The fact that I had come so soon after the affair of Miss Stone charmed everyone, as it conclusively proved that England had a high opinion of Servia. I was, as someone naively stated, the most remarkable event since the war. An English officer had ridden through the town three years before, but he had had an interpreter and had carried a revolver. Also two Frenchmen had once passed that way. That was Ivanitza's complete visitors' list for the last twenty years. I was the first who had tackled it alone and unarmed. When a fresh arrival turned up, he was told "She is English; it is not a joke; she really is"; and I was shown to some children as a unique specimen: "Look at her well; perhaps you will never see another." Yet the country is so beautiful that it only requires to be known to attract plenty of strangers.

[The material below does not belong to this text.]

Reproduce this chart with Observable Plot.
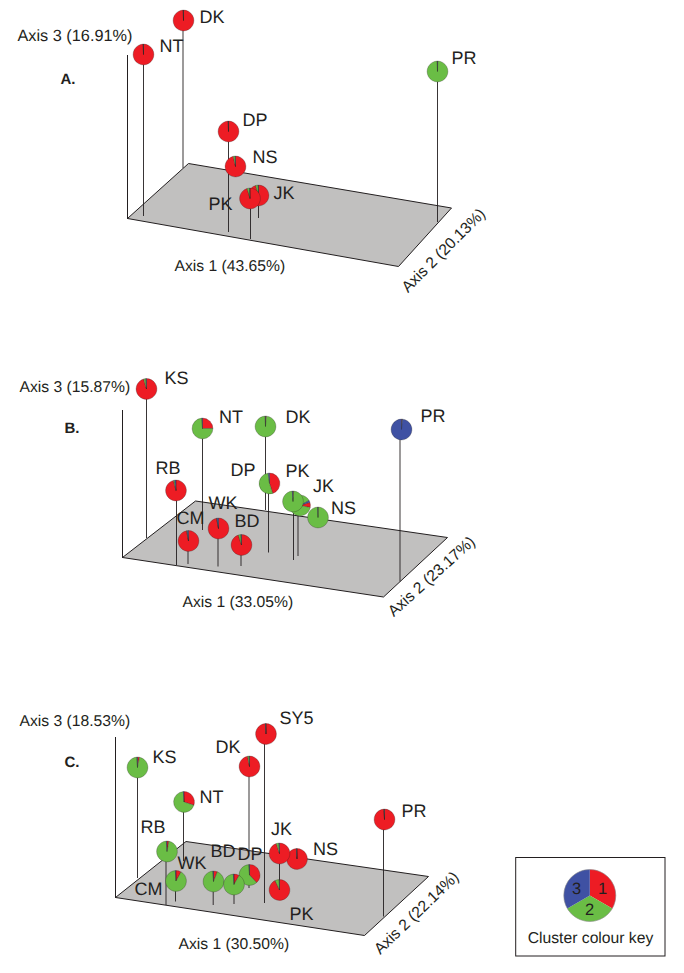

Having first asked me if I were quite sure I had a room that I could sleep in, they all wished me good-night. I said the room was good enough, and went to find out if I had spoken the truth, through into the stableyard. It was pitch dark and the rain was falling. I called for a light. Something came out of the night, and I followed it up a rickety ladder and on to a wooden gallery. It thrust a tallow candle into my hand, and struck a match. The light revealed a lean, hairy man, bare-legged, bare-chested, and sparsely clad in dirty cotton garments. Clasping the candle, I followed him into a very small room. It was a different one from the one I had been shown on arriving. There was an iron bedstead in it, covered with a wadded coverlet, and there were three nails in the wall. Otherwise, nothing; not even a chair. The gentleman produced an empty bottle, stuck the candle into it, put it on the window sill, wished me good-night, and was going. "The room is not ready," said I firmly. He looked round in a bewildered manner and said it was, and shouted for female assistance. A stout lady panted up the stairs, beaming with good-nature. She apologised for the room. The best one contained four beds and they had quite meant me to have one of them, but unfortunately a family had arrived and taken all of them! It was most unlucky! I assured her that I did not mind having to sleep alone. But this room was not ready. She glanced round, appeared to realise its deficiencies, rushed off, and returned in triumph with a brush and comb. I thanked her, but said that what I wanted was some water to wash in. She seemed surprised at this, but went off again, and came back this time with a small glass decanter and a tumbler. I ended by getting a very small tin basin and a chair to stand it on. The seriousness of my preparations then dawned upon her, and of her own accord she brought me two towels and a little piece of peagreen soap stamped, in English, "Best Brown Windsor." I had met this kind before. It is, I think, made in Austria.